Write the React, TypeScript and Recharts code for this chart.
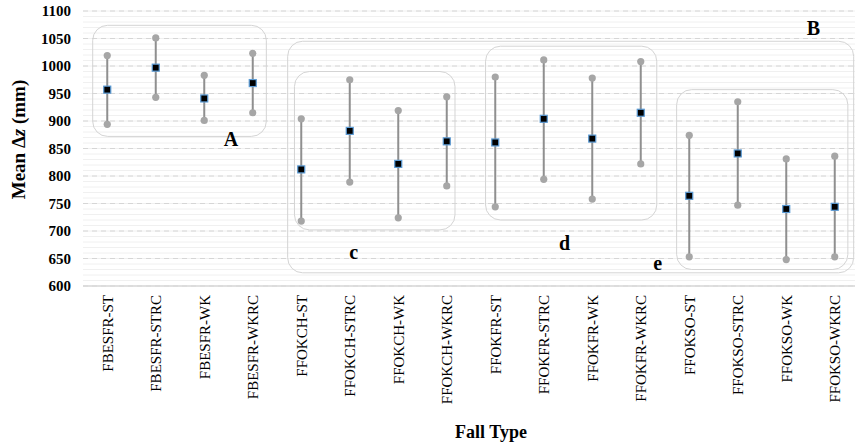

---

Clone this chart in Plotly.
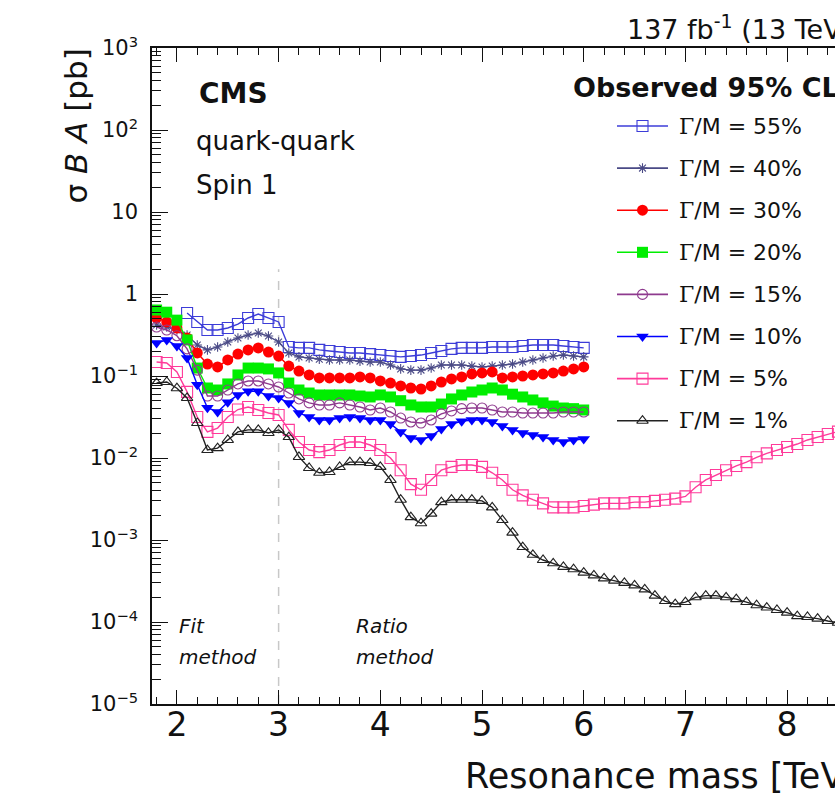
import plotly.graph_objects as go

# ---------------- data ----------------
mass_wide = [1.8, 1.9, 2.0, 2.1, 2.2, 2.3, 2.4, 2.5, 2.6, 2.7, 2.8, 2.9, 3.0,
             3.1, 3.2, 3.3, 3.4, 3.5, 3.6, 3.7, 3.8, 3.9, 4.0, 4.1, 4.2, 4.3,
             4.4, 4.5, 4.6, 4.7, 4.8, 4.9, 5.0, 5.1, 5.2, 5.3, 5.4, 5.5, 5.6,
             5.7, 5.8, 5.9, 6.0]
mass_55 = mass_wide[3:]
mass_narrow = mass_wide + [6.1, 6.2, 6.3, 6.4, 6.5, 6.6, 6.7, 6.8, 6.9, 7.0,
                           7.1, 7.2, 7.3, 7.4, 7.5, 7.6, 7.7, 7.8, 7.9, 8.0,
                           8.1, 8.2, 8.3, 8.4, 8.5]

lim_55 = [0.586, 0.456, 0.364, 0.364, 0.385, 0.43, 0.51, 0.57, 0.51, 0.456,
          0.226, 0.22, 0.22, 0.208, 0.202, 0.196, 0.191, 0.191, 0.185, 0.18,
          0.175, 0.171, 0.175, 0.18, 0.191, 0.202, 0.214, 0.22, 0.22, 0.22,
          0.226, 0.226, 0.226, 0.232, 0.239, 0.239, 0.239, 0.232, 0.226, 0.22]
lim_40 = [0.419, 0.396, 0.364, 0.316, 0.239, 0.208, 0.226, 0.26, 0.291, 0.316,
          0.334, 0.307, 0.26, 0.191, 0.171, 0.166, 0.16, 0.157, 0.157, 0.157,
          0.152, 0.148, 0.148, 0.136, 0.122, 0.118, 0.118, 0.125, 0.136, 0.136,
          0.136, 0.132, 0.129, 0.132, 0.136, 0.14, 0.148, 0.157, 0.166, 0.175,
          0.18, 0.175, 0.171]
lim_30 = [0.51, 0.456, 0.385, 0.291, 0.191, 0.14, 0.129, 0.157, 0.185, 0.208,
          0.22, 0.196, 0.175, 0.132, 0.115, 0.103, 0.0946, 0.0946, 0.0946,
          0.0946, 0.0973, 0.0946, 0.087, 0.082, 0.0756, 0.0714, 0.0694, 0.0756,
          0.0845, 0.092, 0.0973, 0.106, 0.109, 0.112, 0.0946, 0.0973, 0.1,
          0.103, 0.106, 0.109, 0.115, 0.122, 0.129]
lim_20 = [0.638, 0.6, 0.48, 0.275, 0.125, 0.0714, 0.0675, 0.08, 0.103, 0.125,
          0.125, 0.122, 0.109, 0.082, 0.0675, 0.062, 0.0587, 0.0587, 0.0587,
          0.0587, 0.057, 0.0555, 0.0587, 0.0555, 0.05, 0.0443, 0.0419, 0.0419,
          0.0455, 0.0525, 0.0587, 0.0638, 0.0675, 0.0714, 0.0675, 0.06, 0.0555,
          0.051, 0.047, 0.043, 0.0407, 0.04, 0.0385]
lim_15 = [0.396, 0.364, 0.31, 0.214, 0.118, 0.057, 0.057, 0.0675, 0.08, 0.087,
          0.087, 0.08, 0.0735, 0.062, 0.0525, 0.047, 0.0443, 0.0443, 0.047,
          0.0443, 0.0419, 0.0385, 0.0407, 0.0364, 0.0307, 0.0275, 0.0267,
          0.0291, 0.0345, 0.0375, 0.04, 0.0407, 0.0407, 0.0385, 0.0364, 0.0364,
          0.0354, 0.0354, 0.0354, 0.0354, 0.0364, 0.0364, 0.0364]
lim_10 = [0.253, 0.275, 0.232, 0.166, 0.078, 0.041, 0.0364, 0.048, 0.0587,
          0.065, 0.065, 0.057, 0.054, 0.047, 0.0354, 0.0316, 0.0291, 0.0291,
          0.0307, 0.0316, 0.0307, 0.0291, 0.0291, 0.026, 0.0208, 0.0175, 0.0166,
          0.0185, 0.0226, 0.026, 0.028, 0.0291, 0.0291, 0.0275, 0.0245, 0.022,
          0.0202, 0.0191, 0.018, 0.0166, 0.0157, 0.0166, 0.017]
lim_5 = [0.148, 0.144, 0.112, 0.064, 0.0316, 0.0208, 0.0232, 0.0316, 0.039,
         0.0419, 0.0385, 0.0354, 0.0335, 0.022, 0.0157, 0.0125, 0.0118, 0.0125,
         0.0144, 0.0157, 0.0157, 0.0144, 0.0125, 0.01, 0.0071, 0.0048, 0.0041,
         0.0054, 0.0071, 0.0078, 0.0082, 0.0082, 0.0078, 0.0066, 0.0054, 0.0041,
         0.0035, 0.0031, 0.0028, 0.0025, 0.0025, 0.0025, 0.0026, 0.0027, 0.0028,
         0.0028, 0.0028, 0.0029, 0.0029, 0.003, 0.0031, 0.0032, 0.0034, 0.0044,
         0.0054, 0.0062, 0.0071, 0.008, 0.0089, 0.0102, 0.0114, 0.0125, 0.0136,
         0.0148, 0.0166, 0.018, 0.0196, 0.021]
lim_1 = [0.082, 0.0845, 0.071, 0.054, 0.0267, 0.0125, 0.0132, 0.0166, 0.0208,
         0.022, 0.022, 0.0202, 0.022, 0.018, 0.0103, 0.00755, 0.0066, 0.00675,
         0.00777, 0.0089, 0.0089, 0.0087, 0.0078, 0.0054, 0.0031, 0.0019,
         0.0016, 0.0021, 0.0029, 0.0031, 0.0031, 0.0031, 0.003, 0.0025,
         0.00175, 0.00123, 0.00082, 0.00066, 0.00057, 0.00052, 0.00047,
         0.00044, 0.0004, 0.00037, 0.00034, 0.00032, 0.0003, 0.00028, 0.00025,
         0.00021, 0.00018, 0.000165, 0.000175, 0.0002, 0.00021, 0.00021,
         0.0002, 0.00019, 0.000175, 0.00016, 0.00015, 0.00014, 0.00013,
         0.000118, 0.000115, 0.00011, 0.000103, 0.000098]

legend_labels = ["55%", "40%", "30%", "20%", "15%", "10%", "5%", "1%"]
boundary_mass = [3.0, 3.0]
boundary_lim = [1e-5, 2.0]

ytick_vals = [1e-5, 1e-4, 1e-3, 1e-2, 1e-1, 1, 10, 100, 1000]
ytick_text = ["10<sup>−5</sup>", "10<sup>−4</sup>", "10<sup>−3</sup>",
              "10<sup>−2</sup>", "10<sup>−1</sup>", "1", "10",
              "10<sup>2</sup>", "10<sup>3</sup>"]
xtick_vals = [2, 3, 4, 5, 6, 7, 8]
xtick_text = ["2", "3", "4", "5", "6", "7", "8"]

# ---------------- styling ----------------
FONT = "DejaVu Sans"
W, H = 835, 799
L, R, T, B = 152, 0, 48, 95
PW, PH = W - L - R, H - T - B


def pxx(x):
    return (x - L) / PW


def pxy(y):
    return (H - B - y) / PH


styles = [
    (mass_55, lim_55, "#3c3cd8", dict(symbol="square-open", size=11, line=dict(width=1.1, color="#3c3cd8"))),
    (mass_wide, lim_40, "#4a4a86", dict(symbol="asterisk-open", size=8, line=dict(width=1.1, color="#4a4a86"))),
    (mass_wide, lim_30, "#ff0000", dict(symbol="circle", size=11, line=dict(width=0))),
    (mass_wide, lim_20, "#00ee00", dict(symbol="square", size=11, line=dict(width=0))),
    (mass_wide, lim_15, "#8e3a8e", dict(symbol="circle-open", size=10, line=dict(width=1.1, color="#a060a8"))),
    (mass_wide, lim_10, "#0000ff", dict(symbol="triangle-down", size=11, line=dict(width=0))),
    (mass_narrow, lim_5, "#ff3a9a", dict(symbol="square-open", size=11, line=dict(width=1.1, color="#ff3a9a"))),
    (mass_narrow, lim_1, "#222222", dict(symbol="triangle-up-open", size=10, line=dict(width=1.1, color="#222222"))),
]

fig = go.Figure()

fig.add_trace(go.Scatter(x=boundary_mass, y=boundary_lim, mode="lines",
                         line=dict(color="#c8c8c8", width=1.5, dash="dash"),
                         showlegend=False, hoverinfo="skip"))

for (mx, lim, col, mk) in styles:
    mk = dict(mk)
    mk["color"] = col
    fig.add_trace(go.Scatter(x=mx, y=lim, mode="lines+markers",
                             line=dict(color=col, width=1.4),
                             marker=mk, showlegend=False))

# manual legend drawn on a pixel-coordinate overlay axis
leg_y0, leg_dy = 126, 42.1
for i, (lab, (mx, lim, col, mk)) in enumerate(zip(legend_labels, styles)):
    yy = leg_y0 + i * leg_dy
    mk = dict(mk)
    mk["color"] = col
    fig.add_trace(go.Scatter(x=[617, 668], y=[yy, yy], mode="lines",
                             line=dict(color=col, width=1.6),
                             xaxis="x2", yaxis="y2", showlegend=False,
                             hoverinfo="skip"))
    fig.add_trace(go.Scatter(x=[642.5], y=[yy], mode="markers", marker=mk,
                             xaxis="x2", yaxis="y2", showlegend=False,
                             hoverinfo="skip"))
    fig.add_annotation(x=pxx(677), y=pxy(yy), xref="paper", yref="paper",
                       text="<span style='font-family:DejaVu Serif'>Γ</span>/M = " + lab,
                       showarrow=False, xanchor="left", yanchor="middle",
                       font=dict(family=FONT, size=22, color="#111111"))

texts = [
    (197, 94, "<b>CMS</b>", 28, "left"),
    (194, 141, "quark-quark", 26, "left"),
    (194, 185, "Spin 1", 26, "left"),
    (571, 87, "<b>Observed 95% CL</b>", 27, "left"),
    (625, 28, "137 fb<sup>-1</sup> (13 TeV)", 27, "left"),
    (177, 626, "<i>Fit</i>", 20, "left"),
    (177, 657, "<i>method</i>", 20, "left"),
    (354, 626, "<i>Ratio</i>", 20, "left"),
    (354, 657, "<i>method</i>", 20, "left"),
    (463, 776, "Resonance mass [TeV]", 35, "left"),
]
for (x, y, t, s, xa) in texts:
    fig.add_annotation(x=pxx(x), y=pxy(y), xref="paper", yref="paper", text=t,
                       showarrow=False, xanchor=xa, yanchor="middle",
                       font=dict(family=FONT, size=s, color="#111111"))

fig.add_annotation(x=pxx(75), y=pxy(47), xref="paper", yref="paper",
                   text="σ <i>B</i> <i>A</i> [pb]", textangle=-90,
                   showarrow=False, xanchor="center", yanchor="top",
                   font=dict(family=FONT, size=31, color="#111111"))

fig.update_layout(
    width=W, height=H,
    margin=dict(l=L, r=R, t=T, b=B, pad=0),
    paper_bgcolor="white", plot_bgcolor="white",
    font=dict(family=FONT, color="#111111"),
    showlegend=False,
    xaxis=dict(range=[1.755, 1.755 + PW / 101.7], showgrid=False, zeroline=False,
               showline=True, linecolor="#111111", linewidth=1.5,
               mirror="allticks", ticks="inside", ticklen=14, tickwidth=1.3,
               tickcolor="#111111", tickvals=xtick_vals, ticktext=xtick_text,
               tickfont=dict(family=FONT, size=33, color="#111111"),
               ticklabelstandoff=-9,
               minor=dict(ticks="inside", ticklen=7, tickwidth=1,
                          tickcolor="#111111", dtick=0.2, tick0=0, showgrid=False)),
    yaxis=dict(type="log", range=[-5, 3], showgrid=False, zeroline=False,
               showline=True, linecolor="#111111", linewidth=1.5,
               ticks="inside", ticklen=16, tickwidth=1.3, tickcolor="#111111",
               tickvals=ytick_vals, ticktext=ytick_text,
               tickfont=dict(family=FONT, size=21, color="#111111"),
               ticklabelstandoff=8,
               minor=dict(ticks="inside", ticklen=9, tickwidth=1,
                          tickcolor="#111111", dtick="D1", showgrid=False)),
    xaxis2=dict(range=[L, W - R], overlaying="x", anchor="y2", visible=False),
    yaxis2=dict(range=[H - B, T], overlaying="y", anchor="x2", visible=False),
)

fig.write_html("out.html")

What the task requires =>
Return the material from the line containing "Clone this chart in Plotly." through the line containing "8.1, 8.2, 8.3, 8.4, 8.5]", exactly and in full, but without its pictures.

Answer =>
Clone this chart in Plotly.
import plotly.graph_objects as go

# ---------------- data ----------------
mass_wide = [1.8, 1.9, 2.0, 2.1, 2.2, 2.3, 2.4, 2.5, 2.6, 2.7, 2.8, 2.9, 3.0,
             3.1, 3.2, 3.3, 3.4, 3.5, 3.6, 3.7, 3.8, 3.9, 4.0, 4.1, 4.2, 4.3,
             4.4, 4.5, 4.6, 4.7, 4.8, 4.9, 5.0, 5.1, 5.2, 5.3, 5.4, 5.5, 5.6,
             5.7, 5.8, 5.9, 6.0]
mass_55 = mass_wide[3:]
mass_narrow = mass_wide + [6.1, 6.2, 6.3, 6.4, 6.5, 6.6, 6.7, 6.8, 6.9, 7.0,
                           7.1, 7.2, 7.3, 7.4, 7.5, 7.6, 7.7, 7.8, 7.9, 8.0,
                           8.1, 8.2, 8.3, 8.4, 8.5]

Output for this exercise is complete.